In the novel, Scylla is a beautiful but cruel nymph whom Circe turns into a monster for stealing her man, an act of jealousy that haunts her for the rest of her life. At one point she hopes to make personal connection with Scylla, only to discover she is beyond human reach. An id-driven beast with insatiable appetites is not a bad way to describe the self-absorbed Trump:
She was gray as the air, as the cliff itself. I had always imagined she would look like something: a snake or an octopus, a shark. But the truth of her was overwhelming, an immensity that my mind fought to take in. Her necks were longer than ship masts. Her six heads gaped, hideously lumpen, like melted lava stone. Black tongues licked her sword-length teeth.
Her eyes were fixed on the men, oblivious in their sweating fear. She crept closer, slipping over the rocks. A reptilian stench struck me, foul as squirming nests underground. Her necks wove a little in the air, and from one of her mouths I saw a gleaming strand of saliva stretch and fall.
After barely managing to save the ship and its crew, Circe reflects upon her creation:
Before me [in my imagination] was Scylla, her ravening mouths and those dead, empty eyes. She had not known me, I thought…Only the novelty of my being a god had momentarily checked her. Her mind was gone.

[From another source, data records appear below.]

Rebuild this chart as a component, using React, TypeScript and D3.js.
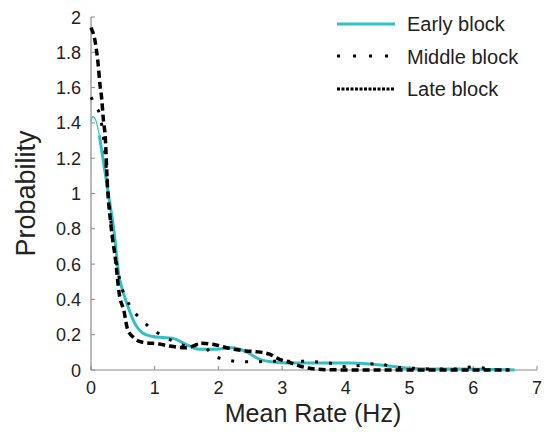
import React from "react";
import * as d3 from "d3";

const xTicks = [0, 1, 2, 3, 4, 5, 6, 7];
const yTicks = [0, 0.2, 0.4, 0.6, 0.8, 1, 1.2, 1.4, 1.6, 1.8, 2];
const yTickLabels = ["0", "0.2", "0.4", "0.6", "0.8", "1", "1.2", "1.4", "1.6", "1.8", "2"];

const earlyX = [0, 0.03, 0.08, 0.13, 0.2, 0.28, 0.36, 0.44, 0.49, 0.57, 0.68, 0.81, 0.96, 1.1, 1.28, 1.49, 1.7, 1.96, 2.22, 2.43, 2.64, 2.85, 3.1, 3.5, 4.06, 4.5, 4.95, 5.36, 5.9, 6.3, 6.65];
const earlyY = [1.41, 1.435, 1.41, 1.33, 1.17, 0.98, 0.79, 0.53, 0.46, 0.37, 0.27, 0.21, 0.19, 0.185, 0.18, 0.145, 0.117, 0.117, 0.126, 0.104, 0.062, 0.045, 0.04, 0.04, 0.04, 0.03, 0.012, 0.006, 0.005, 0.003, 0];

const middleX = [0, 0.08, 0.14, 0.2, 0.25, 0.31, 0.39, 0.47, 0.55, 0.6, 0.78, 0.94, 1.12, 1.38, 1.54, 1.72, 1.91, 2.14, 2.33, 2.59, 2.9, 3.37, 3.5, 3.8, 3.95, 4.27, 4.53, 4.69, 5.05, 5.4, 5.68, 5.99, 6.3];
const middleY = [1.545, 1.49, 1.445, 1.3, 1.1, 0.85, 0.63, 0.48, 0.41, 0.37, 0.29, 0.236, 0.195, 0.151, 0.132, 0.15, 0.085, 0.057, 0.047, 0.047, 0.05, 0.05, 0.047, 0.035, 0.02, 0.028, 0.038, 0.02, 0.01, 0.005, 0.005, 0.017, 0];

const lateX = [0, 0.07, 0.11, 0.14, 0.17, 0.19, 0.23, 0.25, 0.31, 0.39, 0.44, 0.52, 0.57, 0.68, 0.81, 1.07, 1.23, 1.49, 1.75, 1.96, 2.17, 2.43, 2.59, 2.8, 2.96, 3.1, 3.3, 3.53, 3.8, 4.5, 5.5, 6.57];
const lateY = [1.94, 1.85, 1.74, 1.62, 1.53, 1.435, 1.28, 1.1, 0.83, 0.61, 0.44, 0.33, 0.236, 0.18, 0.157, 0.147, 0.136, 0.126, 0.151, 0.142, 0.123, 0.108, 0.104, 0.09, 0.06, 0.045, 0.02, 0.005, 0.001, 0, 0, 0];

const legendLabels = ["Early block", "Middle block", "Late block"];

const CYAN = "#33bfc4";
const AXIS = "#8a8a8a";
const FONT = "'Liberation Sans', Arial, sans-serif";

export default function App() {
  const x = d3.scaleLinear().domain([0, 7]).range([91, 537]);
  const y = d3.scaleLinear().domain([0, 2]).range([370, 17]);
  const line = d3
    .line<[number, number]>()
    .x((d) => x(d[0]))
    .y((d) => y(d[1]))
    .curve(d3.curveMonotoneX);

  const early = earlyX.map((v, i) => [v, earlyY[i]] as [number, number]);
  const middle = middleX.map((v, i) => [v, middleY[i]] as [number, number]);
  const late = lateX.map((v, i) => [v, lateY[i]] as [number, number]);

  return (
    <svg
      width={546}
      height={435}
      style={{ position: "absolute", left: 0, top: 0, background: "#fff" }}
      fontFamily={FONT}
    >
      <rect width={546} height={435} fill="#fff" />
      {/* axes */}
      <line x1={x(0)} x2={x(7)} y1={y(0)} y2={y(0)} stroke={AXIS} strokeWidth={1.2} />
      <line x1={x(0)} x2={x(0)} y1={y(0)} y2={y(2)} stroke={AXIS} strokeWidth={1.2} />
      {xTicks.map((t) => (
        <g key={"xt" + t}>
          <line x1={x(t)} x2={x(t)} y1={y(0)} y2={y(0) - 4} stroke={AXIS} strokeWidth={1} />
          <text x={x(t)} y={y(0) + 24} fontSize={18} textAnchor="middle" fill="#222">
            {t}
          </text>
        </g>
      ))}
      {yTicks.map((t, i) => (
        <g key={"yt" + t}>
          <line x1={x(0)} x2={x(0) + 4} y1={y(t)} y2={y(t)} stroke={AXIS} strokeWidth={1} />
          <text x={x(0) - 10} y={y(t) + 6.5} fontSize={18} textAnchor="end" fill="#222">
            {yTickLabels[i]}
          </text>
        </g>
      ))}
      <text x={313} y={422} fontSize={25} textAnchor="middle" fill="#222">
        Mean Rate (Hz)
      </text>
      <text
        transform={`translate(35,${y(1)}) rotate(-90)`}
        fontSize={27}
        textAnchor="middle"
        fill="#222"
      >
        Probability
      </text>

      {/* series */}
      <path d={line(early.slice(0, 4)) || ""} fill="none" stroke={CYAN} strokeWidth={1.2} />
      <path d={line(early.slice(3)) || ""} fill="none" stroke={CYAN} strokeWidth={3} />
      <path
        d={line(middle) || ""}
        fill="none"
        stroke="#000"
        strokeWidth={3}
        strokeDasharray="3,11"
      />
      <path
        d={line(late) || ""}
        fill="none"
        stroke="#000"
        strokeWidth={3.5}
        strokeDasharray="7,4"
      />

      {/* legend */}
      <g>
        <line x1={337} x2={395} y1={24} y2={24} stroke={CYAN} strokeWidth={3} />
        <line x1={337} x2={395} y1={56} y2={56} stroke="#000" strokeWidth={3} strokeDasharray="3,13" />
        <line x1={337} x2={395} y1={89} y2={89} stroke="#000" strokeWidth={3} strokeDasharray="3,1.5" />
        {legendLabels.map((l, i) => (
          <text key={l} x={407} y={31 + i * 32.5} fontSize={20} fill="#222">
            {l}
          </text>
        ))}
      </g>
    </svg>
  );
}
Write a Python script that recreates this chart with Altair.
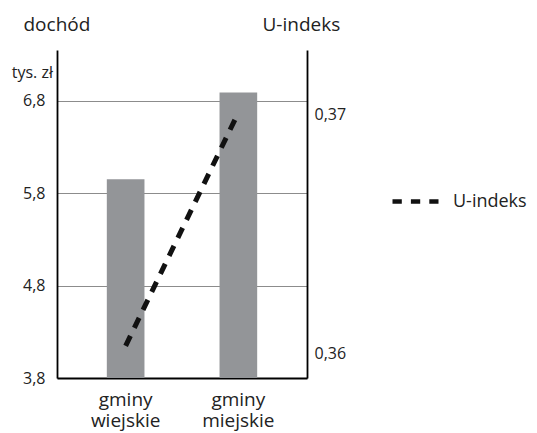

Many Republican NeverTrumpers, seeing their party’s corruption, have concluded that the GOP must be destroyed in order to be born again, which is why they argued for voting a straight Democratic ticket. Circe similarly concludes that destroying Scylla is the only remedy and returns with the world’s deadliest poison:
”Scylla!” I lifted the spear. “It is I, Circe, daughter of Helios, witch of Aiaia.”
She shrieked, that old baying cacophony, clawing at my ears, but there was no recognition in it.
“Long ago I changed you to this form from the nymph you were. I come now with Trygon’s power to make an end of what I began.”
Trygon is an underwater creature from whose tail Circe has obtained the poison, and she has packed it into one of the decoy rams that Scylla swallows. Because it doesn’t take effect right away, Circe fears that her poison-coated spear will prove equally harmless:
She screamed again. Her breath washed over me, stink and searing heat. The heads were weaving faster in her excitement. They snapped the air, long strands of drool swing from their jowls. She was afraid of the spear, but that would not hold her for long. She had come to like the taste of mortal flesh. She craved it. Stark, black terror rolled through me. I would have sworn I had felt the spell take hold. Had I been wrong? Panic drenched my shoulders. I would have to fight her six ravening heads at once.
Fortunately, at this point the poison kicks in and Scylla falls into the sea. Having made the straits safe for future mariners, Circe sets off to start life anew.
Will we be as lucky? Unfortunately, while Trump himself may have been defeated, Trumpism has multiple heads, with figures like Texas’ Ted Cruz, Arkansas’ Tom Cotton, Missouri’s Josh Hawley, and Florida’s Marco Rubio vying to take his place. The “taste of mortal flesh”—in their case, Trumpists’ crazed hatred of anyone who doesn’t agree with them—is insatiable.